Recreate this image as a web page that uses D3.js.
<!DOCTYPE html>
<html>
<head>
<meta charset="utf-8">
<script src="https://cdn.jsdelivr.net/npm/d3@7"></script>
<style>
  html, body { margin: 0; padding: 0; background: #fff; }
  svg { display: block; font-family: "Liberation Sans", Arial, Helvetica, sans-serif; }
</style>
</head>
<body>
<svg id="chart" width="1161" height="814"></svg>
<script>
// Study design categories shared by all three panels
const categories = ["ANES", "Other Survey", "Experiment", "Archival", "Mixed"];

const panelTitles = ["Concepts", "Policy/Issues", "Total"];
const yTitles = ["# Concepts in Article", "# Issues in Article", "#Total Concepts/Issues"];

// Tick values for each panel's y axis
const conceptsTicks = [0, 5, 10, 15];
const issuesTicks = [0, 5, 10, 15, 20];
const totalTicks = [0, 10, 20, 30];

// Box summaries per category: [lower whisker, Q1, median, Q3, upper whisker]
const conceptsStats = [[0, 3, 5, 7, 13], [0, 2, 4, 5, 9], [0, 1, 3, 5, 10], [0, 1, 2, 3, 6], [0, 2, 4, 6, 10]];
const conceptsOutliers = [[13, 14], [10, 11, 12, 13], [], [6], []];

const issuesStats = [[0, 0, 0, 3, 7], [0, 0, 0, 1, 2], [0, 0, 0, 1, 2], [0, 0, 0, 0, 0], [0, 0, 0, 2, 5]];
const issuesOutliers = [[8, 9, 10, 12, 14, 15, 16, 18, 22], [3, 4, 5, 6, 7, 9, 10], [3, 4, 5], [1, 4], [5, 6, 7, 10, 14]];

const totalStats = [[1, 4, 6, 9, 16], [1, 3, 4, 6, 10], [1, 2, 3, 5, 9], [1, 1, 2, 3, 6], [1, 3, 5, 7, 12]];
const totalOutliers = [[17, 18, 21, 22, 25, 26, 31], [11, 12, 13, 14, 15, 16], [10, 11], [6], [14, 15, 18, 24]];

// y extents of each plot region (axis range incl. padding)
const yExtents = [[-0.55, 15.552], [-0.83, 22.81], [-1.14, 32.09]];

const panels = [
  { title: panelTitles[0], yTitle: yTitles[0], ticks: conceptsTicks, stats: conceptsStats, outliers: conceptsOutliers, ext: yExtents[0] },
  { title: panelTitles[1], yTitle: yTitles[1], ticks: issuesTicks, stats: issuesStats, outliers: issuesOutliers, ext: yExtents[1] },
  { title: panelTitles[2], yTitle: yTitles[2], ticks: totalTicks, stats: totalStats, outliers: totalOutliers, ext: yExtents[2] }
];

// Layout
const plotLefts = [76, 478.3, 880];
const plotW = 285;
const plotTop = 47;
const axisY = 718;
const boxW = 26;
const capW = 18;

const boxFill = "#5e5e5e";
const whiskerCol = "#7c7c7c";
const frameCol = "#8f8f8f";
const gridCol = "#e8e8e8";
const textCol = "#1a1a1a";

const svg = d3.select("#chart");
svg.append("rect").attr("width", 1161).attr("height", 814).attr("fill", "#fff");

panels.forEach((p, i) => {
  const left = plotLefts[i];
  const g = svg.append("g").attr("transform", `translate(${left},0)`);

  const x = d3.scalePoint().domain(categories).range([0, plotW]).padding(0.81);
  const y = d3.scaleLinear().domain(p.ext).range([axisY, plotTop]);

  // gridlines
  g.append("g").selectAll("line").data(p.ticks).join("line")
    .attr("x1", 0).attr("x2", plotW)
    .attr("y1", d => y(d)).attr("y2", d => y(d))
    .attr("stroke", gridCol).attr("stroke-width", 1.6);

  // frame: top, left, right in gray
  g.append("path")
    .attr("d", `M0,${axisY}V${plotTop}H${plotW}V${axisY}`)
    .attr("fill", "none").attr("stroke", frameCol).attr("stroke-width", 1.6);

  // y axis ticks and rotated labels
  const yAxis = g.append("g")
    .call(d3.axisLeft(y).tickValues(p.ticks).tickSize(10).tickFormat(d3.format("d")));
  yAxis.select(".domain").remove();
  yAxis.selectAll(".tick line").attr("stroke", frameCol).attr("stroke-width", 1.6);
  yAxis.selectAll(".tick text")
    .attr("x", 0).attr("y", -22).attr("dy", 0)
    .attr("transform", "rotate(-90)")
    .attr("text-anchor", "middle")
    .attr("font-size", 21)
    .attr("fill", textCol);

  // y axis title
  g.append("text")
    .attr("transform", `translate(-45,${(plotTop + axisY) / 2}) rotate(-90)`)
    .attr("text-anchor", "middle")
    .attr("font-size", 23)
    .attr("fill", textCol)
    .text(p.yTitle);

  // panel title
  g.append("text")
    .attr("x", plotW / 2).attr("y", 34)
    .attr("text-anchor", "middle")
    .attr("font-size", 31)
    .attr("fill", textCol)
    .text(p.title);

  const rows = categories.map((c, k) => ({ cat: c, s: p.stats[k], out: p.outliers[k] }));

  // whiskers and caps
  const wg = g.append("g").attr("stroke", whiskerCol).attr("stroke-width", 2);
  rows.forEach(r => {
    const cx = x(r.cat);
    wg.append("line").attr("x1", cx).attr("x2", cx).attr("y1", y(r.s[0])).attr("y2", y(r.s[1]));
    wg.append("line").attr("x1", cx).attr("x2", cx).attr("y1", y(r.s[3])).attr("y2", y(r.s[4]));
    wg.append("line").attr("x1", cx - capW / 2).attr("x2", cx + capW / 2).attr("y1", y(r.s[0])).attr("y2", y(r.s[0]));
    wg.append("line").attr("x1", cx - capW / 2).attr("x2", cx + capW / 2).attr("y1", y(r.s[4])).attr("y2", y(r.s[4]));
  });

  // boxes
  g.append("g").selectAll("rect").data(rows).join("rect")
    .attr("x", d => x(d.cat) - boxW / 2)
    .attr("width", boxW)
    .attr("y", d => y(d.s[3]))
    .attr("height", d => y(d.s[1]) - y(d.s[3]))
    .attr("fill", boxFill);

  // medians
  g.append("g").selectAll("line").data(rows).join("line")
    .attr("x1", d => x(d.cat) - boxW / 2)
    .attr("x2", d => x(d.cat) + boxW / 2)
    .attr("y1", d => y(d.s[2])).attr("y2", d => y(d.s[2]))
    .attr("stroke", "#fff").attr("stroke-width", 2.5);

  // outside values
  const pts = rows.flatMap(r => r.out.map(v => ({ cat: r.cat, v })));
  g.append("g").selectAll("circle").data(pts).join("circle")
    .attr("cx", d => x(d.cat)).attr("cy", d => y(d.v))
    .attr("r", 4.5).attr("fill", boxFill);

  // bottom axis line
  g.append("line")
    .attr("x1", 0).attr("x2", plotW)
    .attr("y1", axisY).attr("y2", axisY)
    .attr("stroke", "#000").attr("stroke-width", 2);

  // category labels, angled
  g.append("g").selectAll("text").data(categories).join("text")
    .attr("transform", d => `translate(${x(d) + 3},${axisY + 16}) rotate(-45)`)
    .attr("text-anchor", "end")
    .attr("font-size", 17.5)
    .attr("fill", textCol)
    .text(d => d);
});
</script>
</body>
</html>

──────────

## The request
Reproduce all of the data exactly as given.

## Result of this task
Recreate this image as a web page that uses D3.js.
<!DOCTYPE html>
<html>
<head>
<meta charset="utf-8">
<script src="https://cdn.jsdelivr.net/npm/d3@7"></script>
<style>
  html, body { margin: 0; padding: 0; background: #fff; }
  svg { display: block; font-family: "Liberation Sans", Arial, Helvetica, sans-serif; }
</style>
</head>
<body>
<svg id="chart" width="1161" height="814"></svg>
<script>
// Study design categories shared by all three panels
const categories = ["ANES", "Other Survey", "Experiment", "Archival", "Mixed"];

const panelTitles = ["Concepts", "Policy/Issues", "Total"];
const yTitles = ["# Concepts in Article", "# Issues in Article", "#Total Concepts/Issues"];

// Tick values for each panel's y axis
const conceptsTicks = [0, 5, 10, 15];
const issuesTicks = [0, 5, 10, 15, 20];
const totalTicks = [0, 10, 20, 30];

// Box summaries per category: [lower whisker, Q1, median, Q3, upper whisker]
const conceptsStats = [[0, 3, 5, 7, 13], [0, 2, 4, 5, 9], [0, 1, 3, 5, 10], [0, 1, 2, 3, 6], [0, 2, 4, 6, 10]];
const conceptsOutliers = [[13, 14], [10, 11, 12, 13], [], [6], []];

const issuesStats = [[0, 0, 0, 3, 7], [0, 0, 0, 1, 2], [0, 0, 0, 1, 2], [0, 0, 0, 0, 0], [0, 0, 0, 2, 5]];
const issuesOutliers = [[8, 9, 10, 12, 14, 15, 16, 18, 22], [3, 4, 5, 6, 7, 9, 10], [3, 4, 5], [1, 4], [5, 6, 7, 10, 14]];

const totalStats = [[1, 4, 6, 9, 16], [1, 3, 4, 6, 10], [1, 2, 3, 5, 9], [1, 1, 2, 3, 6], [1, 3, 5, 7, 12]];
const totalOutliers = [[17, 18, 21, 22, 25, 26, 31], [11, 12, 13, 14, 15, 16], [10, 11], [6], [14, 15, 18, 24]];

// y extents of each plot region (axis range incl. padding)
const yExtents = [[-0.55, 15.552], [-0.83, 22.81], [-1.14, 32.09]];

const panels = [
  { title: panelTitles[0], yTitle: yTitles[0], ticks: conceptsTicks, stats: conceptsStats, outliers: conceptsOutliers, ext: yExtents[0] },
  { title: panelTitles[1], yTitle: yTitles[1], ticks: issuesTicks, stats: issuesStats, outliers: issuesOutliers, ext: yExtents[1] },
  { title: panelTitles[2], yTitle: yTitles[2], ticks: totalTicks, stats: totalStats, outliers: totalOutliers, ext: yExtents[2] }
];

// Layout
const plotLefts = [76, 478.3, 880];
const plotW = 285;
const plotTop = 47;
const axisY = 718;
const boxW = 26;
const capW = 18;

const boxFill = "#5e5e5e";
const whiskerCol = "#7c7c7c";
const frameCol = "#8f8f8f";
const gridCol = "#e8e8e8";
const textCol = "#1a1a1a";

const svg = d3.select("#chart");
svg.append("rect").attr("width", 1161).attr("height", 814).attr("fill", "#fff");

panels.forEach((p, i) => {
  const left = plotLefts[i];
  const g = svg.append("g").attr("transform", `translate(${left},0)`);

  const x = d3.scalePoint().domain(categories).range([0, plotW]).padding(0.81);
  const y = d3.scaleLinear().domain(p.ext).range([axisY, plotTop]);

  // gridlines
  g.append("g").selectAll("line").data(p.ticks).join("line")
    .attr("x1", 0).attr("x2", plotW)
    .attr("y1", d => y(d)).attr("y2", d => y(d))
    .attr("stroke", gridCol).attr("stroke-width", 1.6);

  // frame: top, left, right in gray
  g.append("path")
    .attr("d", `M0,${axisY}V${plotTop}H${plotW}V${axisY}`)
    .attr("fill", "none").attr("stroke", frameCol).attr("stroke-width", 1.6);

  // y axis ticks and rotated labels
  const yAxis = g.append("g")
    .call(d3.axisLeft(y).tickValues(p.ticks).tickSize(10).tickFormat(d3.format("d")));
  yAxis.select(".domain").remove();
  yAxis.selectAll(".tick line").attr("stroke", frameCol).attr("stroke-width", 1.6);
  yAxis.selectAll(".tick text")
    .attr("x", 0).attr("y", -22).attr("dy", 0)
    .attr("transform", "rotate(-90)")
    .attr("text-anchor", "middle")
    .attr("font-size", 21)
    .attr("fill", textCol);

  // y axis title
  g.append("text")
    .attr("transform", `translate(-45,${(plotTop + axisY) / 2}) rotate(-90)`)
    .attr("text-anchor", "middle")
    .attr("font-size", 23)
    .attr("fill", textCol)
    .text(p.yTitle);

  // panel title
  g.append("text")
    .attr("x", plotW / 2).attr("y", 34)
    .attr("text-anchor", "middle")
    .attr("font-size", 31)
    .attr("fill", textCol)
    .text(p.title);

  const rows = categories.map((c, k) => ({ cat: c, s: p.stats[k], out: p.outliers[k] }));

  // whiskers and caps
  const wg = g.append("g").attr("stroke", whiskerCol).attr("stroke-width", 2);
  rows.forEach(r => {
    const cx = x(r.cat);
    wg.append("line").attr("x1", cx).attr("x2", cx).attr("y1", y(r.s[0])).attr("y2", y(r.s[1]));
    wg.append("line").attr("x1", cx).attr("x2", cx).attr("y1", y(r.s[3])).attr("y2", y(r.s[4]));
    wg.append("line").attr("x1", cx - capW / 2).attr("x2", cx + capW / 2).attr("y1", y(r.s[0])).attr("y2", y(r.s[0]));
    wg.append("line").attr("x1", cx - capW / 2).attr("x2", cx + capW / 2).attr("y1", y(r.s[4])).attr("y2", y(r.s[4]));
  });

  // boxes
  g.append("g").selectAll("rect").data(rows).join("rect")
    .attr("x", d => x(d.cat) - boxW / 2)
    .attr("width", boxW)
    .attr("y", d => y(d.s[3]))
    .attr("height", d => y(d.s[1]) - y(d.s[3]))
    .attr("fill", boxFill);

  // medians
  g.append("g").selectAll("line").data(rows).join("line")
    .attr("x1", d => x(d.cat) - boxW / 2)
    .attr("x2", d => x(d.cat) + boxW / 2)
    .attr("y1", d => y(d.s[2])).attr("y2", d => y(d.s[2]))
    .attr("stroke", "#fff").attr("stroke-width", 2.5);

  // outside values
  const pts = rows.flatMap(r => r.out.map(v => ({ cat: r.cat, v })));
  g.append("g").selectAll("circle").data(pts).join("circle")
    .attr("cx", d => x(d.cat)).attr("cy", d => y(d.v))
    .attr("r", 4.5).attr("fill", boxFill);

  // bottom axis line
  g.append("line")
    .attr("x1", 0).attr("x2", plotW)
    .attr("y1", axisY).attr("y2", axisY)
    .attr("stroke", "#000").attr("stroke-width", 2);

  // category labels, angled
  g.append("g").selectAll("text").data(categories).join("text")
    .attr("transform", d => `translate(${x(d) + 3},${axisY + 16}) rotate(-45)`)
    .attr("text-anchor", "end")
    .attr("font-size", 17.5)
    .attr("fill", textCol)
    .text(d => d);
});
</script>
</body>
</html>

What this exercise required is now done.